While the higher deductions might reduce disposable income in the short term, the increased contributions come with long-term benefits:

  1. Higher Retirement Savings:
    • The cumulative contributions will lead to a more substantial pension at retirement.
  2. Increased Employer Support:
    • Since employers match contributions, the employee’s retirement fund grows significantly faster.
  3. Financial Security in Retirement:
    • Enhanced savings ensure retirees can maintain a stable lifestyle after leaving the workforce.

Impact Across Different Salary Levels

Monthly Salary (KSh)
Tier I Contribution (KSh)
Tier II Contribution (KSh)
Total Deduction (KSh)
Employer Contribution (KSh)
10,000
480
120
600
600
30,000
480
1,320
1,800
1,800
50,000
480
2,520
3,000
3,000
72,000
480
3,840
4,320
4,320

Read: Impact of Increased NSSF Deductions on Private Pension Scheme Costs

FAQs About 2025 NSSF Tier I and II Contributions

1. What happens if my salary exceeds KSh 72,000?
Only the first KSh 72,000 of your salary is considered for contributions. Any income above this threshold is exempt from NSSF deductions.

2. Are NSSF contributions mandatory?
Yes, contributions are mandatory for all employees under formal employment in Kenya.

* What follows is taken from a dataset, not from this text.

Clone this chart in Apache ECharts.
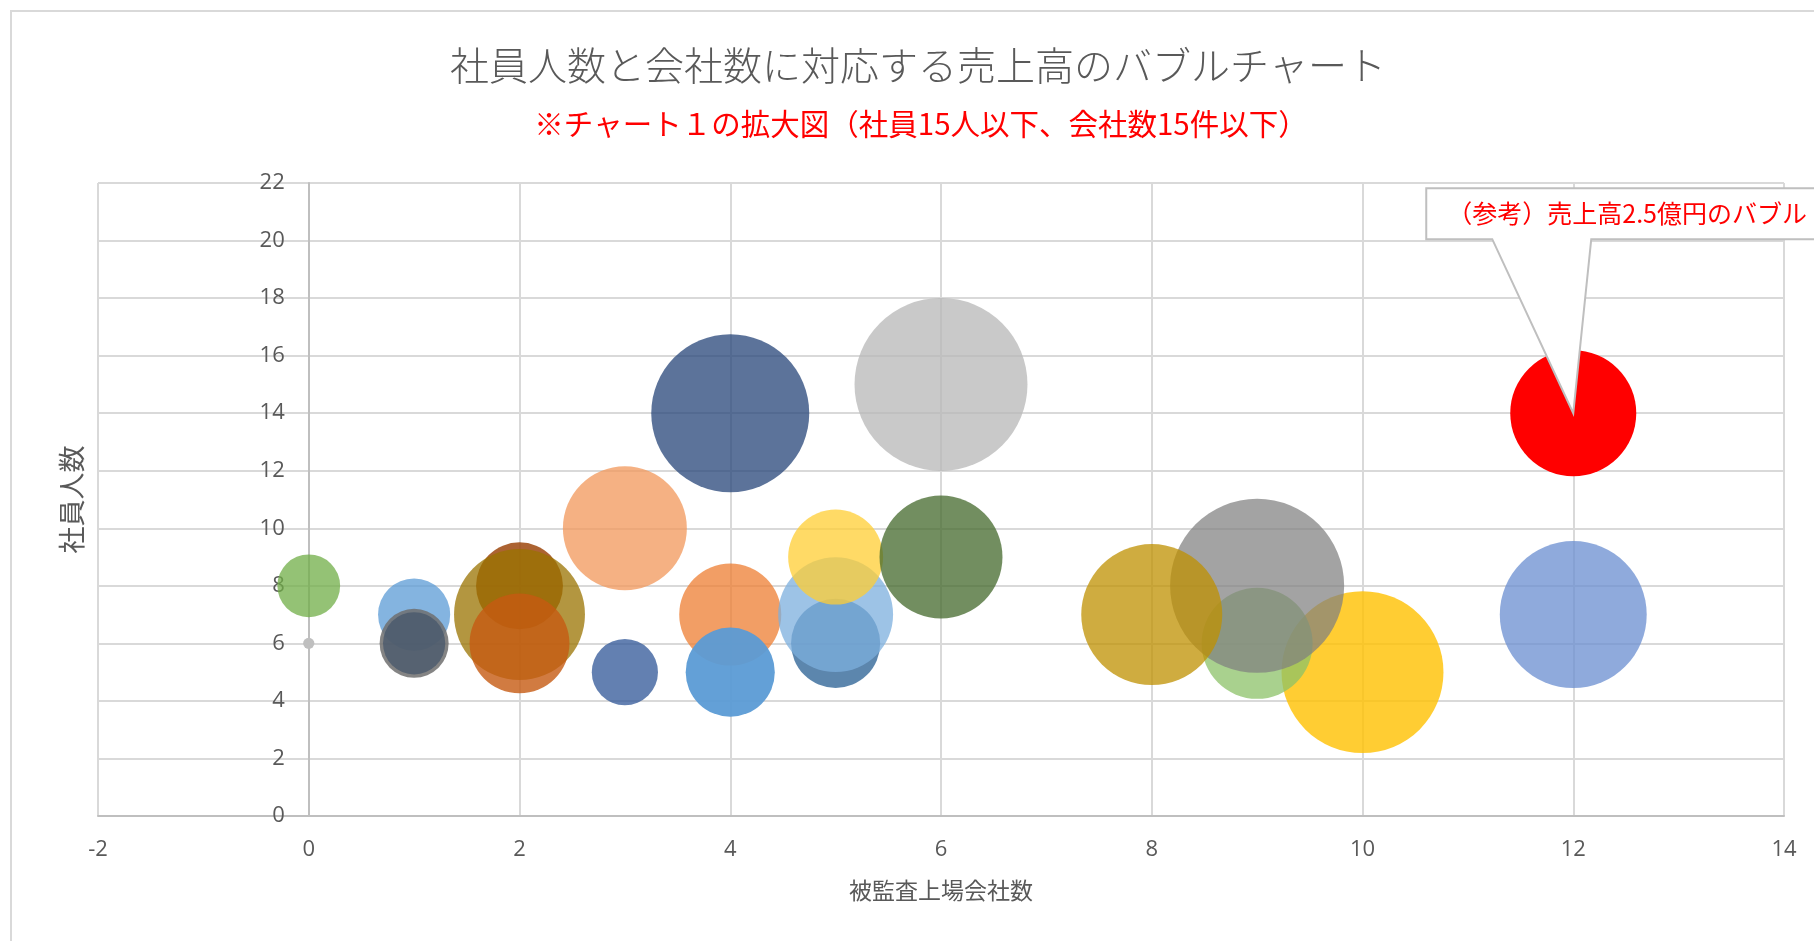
<!DOCTYPE html>
<html><head><meta charset="utf-8">
<script src="https://cdn.jsdelivr.net/npm/echarts@6/dist/echarts.min.js"></script>
<style>html,body{margin:0;padding:0;background:#fff}#c{width:1814px;height:941px}</style>
</head><body><div id="c"></div>
<script>
// 被監査上場会社数 (x), 社員人数 (y), 売上高 (億円, bubble size)
const companies = [0, 0, 1, 1, 1, 2, 2, 2, 3, 3, 4, 4, 4, 5, 5, 5, 6, 6, 10, 9, 9, 8, 12, 12];
const employees = [6, 8, 7, 6, 6, 8, 7, 6, 10, 5, 14, 7, 5, 6, 7, 9, 15, 9, 5, 6, 8, 7, 7, 14];
const sales = [0.02, 0.62, 0.82, 0.75, 0.61, 1.19, 2.70, 1.57, 2.42, 0.69, 3.93, 1.64, 1.25, 1.25, 2.08, 1.42, 4.71, 2.38, 4.13, 1.94, 4.77, 3.13, 3.40, 2.5];
const referenceIndex = 23; // （参考）売上高2.5億円のバブル
const xTicks = [-2, 0, 2, 4, 6, 8, 10, 12, 14];
const yTicks = [0, 2, 4, 6, 8, 10, 12, 14, 16, 18, 20, 22];

const titleText = '社員人数と会社数に対応する売上高のバブルチャート';
const subtitleText = '※チャート１の拡大図（社員15人以下、会社数15件以下）';
const calloutText = '（参考）売上高2.5億円のバブル';
const xName = '被監査上場会社数';
const yName = '社員人数';

const colors = [
  '#BFBFBF', 'rgba(112,173,71,0.75)', 'rgba(91,155,213,0.75)', 'rgba(110,110,110,0.85)',
  'rgba(68,84,106,0.72)', 'rgba(158,72,14,0.85)', 'rgba(153,115,0,0.75)', 'rgba(197,90,17,0.8)',
  'rgba(241,151,90,0.75)', 'rgba(47,85,151,0.75)', 'rgba(38,68,120,0.75)', 'rgba(237,125,49,0.75)',
  'rgba(91,155,213,0.95)', 'rgba(37,94,145,0.75)', 'rgba(124,175,221,0.75)', 'rgba(255,205,51,0.75)',
  'rgba(183,183,183,0.75)', 'rgba(67,104,43,0.75)', 'rgba(255,192,0,0.8)', 'rgba(140,193,104,0.75)',
  'rgba(127,127,127,0.72)', 'rgba(191,144,0,0.75)', 'rgba(105,142,208,0.75)', '#FF0000'
];

const JP = '"Noto Sans CJK JP", "Noto Sans", sans-serif';
const NUM = '"Open Sans", "Noto Sans", sans-serif';
const GRID_LEFT = 98;

const data = companies.map((x, i) => ({
  value: [x, employees[i], sales[i]],
  itemStyle: { color: colors[i], opacity: 1 }
}));

const chart = echarts.init(document.getElementById('c'), null, { renderer: 'canvas' });
chart.setOption({
  animation: false,
  backgroundColor: '#ffffff',
  grid: { left: GRID_LEFT, right: 30, top: 183, bottom: 125, containLabel: false, outerBoundsMode: 'none' },
  xAxis: {
    type: 'value',
    min: xTicks[0], max: xTicks[xTicks.length - 1], interval: 2,
    name: xName, nameLocation: 'middle', nameGap: 63,
    nameTextStyle: { fontFamily: JP, fontSize: 23, color: '#595959' },
    axisLine: { show: true, onZero: false, lineStyle: { color: '#BFBFBF', width: 2 } },
    axisTick: { show: false },
    axisLabel: { margin: 23, fontFamily: NUM, fontSize: 22, color: '#595959' },
    splitLine: { show: true, lineStyle: { color: '#D9D9D9', width: 2 } }
  },
  yAxis: {
    type: 'value',
    min: yTicks[0], max: yTicks[yTicks.length - 1], interval: 2,
    offset: 0,
    name: yName, nameLocation: 'middle', nameGap: 224,
    nameTextStyle: { fontFamily: JP, fontSize: 27, color: '#595959' },
    axisLine: { show: true, onZero: false, lineStyle: { color: '#BFBFBF', width: 2 } },
    axisTick: { show: false },
    axisLabel: { margin: 24, fontFamily: NUM, fontSize: 22, color: '#595959' },
    splitLine: { show: true, lineStyle: { color: '#D9D9D9', width: 2 } }
  },
  series: [{
    type: 'scatter',
    data: data,
    symbol: 'circle',
    symbolSize: function (v) { return 126 * Math.sqrt(v[2] / 2.5); },
    itemStyle: { opacity: 1 },
    emphasis: { disabled: true },
    silent: true
  }]
});

// place the vertical axis where x = 0 (as the original chart does)
const zeroX = chart.convertToPixel({ xAxisIndex: 0 }, 0);
chart.setOption({ yAxis: { offset: -(zeroX - GRID_LEFT) } });

const tip = chart.convertToPixel({ xAxisIndex: 0, yAxisIndex: 0 },
  [companies[referenceIndex], employees[referenceIndex]]);
const bx = tip[0] - 147, by = tip[1] - 225, bh = 51;

chart.setOption({
  graphic: [
    { id: 'frame', type: 'rect', z: 0, shape: { x: 11, y: 11, width: 2000, height: 2000 },
      style: { fill: 'none', stroke: '#D9D9D9', lineWidth: 2 } },
    { id: 'title', type: 'text', z: 100, x: 918, y: 65,
      style: { text: titleText, font: '300 39px ' + JP, fill: '#595959',
        textAlign: 'center', align: 'center', verticalAlign: 'middle', textVerticalAlign: 'middle' } },
    { id: 'sub', type: 'text', z: 100, x: 921, y: 124,
      style: { text: subtitleText, font: '29.5px ' + JP, fill: '#FF0000',
        textAlign: 'center', align: 'center', verticalAlign: 'middle', textVerticalAlign: 'middle' } },
    { id: 'callout', type: 'polygon', z: 100,
      shape: { points: [
        [bx, by], [bx + 500, by], [bx + 500, by + bh], [tip[0] + 18, by + bh],
        [tip[0], tip[1]], [tip[0] - 81, by + bh], [bx, by + bh]
      ] },
      style: { fill: '#FFFFFF', stroke: '#BFBFBF', lineWidth: 2 } },
    { id: 'calloutText', type: 'text', z: 101, x: bx + 21, y: by + bh / 2,
      style: { text: calloutText, font: '25px ' + JP, fill: '#FF0000',
        textAlign: 'left', align: 'left', verticalAlign: 'middle', textVerticalAlign: 'middle' } }
  ]
});
</script>
</body></html>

3. How are self-employed individuals affected?
Self-employed individuals can make voluntary contributions to the NSSF but are not required to follow the Tier I and II structure.

4. What if my employer fails to remit contributions?
Employers who fail to remit contributions face penalties and interest charges. Employees can report non-compliance to the NSSF.

5. Can I access my contributions before retirement?
NSSF funds are primarily for retirement, but provisions exist for early withdrawal in specific cases, such as disability or emigration.

Why Are These Changes Important?

The reform is a critical step in securing retirement for Kenyan workers. The NSSF Act of 2013 aligns with global standards by increasing savings for employees while ensuring shared responsibility between employers and employees.

How to Calculate Your NSSF Contribution Manually

  1. Identify your monthly pensionable earnings.
  2. Calculate Tier I: Multiply earnings up to KSh 8,000 by 6%.
  3. Calculate Tier II: Multiply the balance of earnings between KSh 8,001 and KSh 72,000 by 6%.
  4. Add both contributions for the total deduction.

For example:
If you earn KSh 40,000:

  • Tier I: 6% of 8,000 = KSh 480
  • Tier II: 6% of (40,000 – 8,000) = KSh 1,920
  • Total deduction: KSh 2,400
The National Social Security Fund (NSSF) New Rates 2025

The 2025 NSSF Tier I and II rates represent a transformative step for Kenya’s pension system. While the immediate impact is a reduction in take-home pay, the long-term benefits of enhanced retirement security outweigh the short-term inconvenience. Employers and employees alike must familiarize themselves with the new rates and ensure compliance to secure a financially stable future.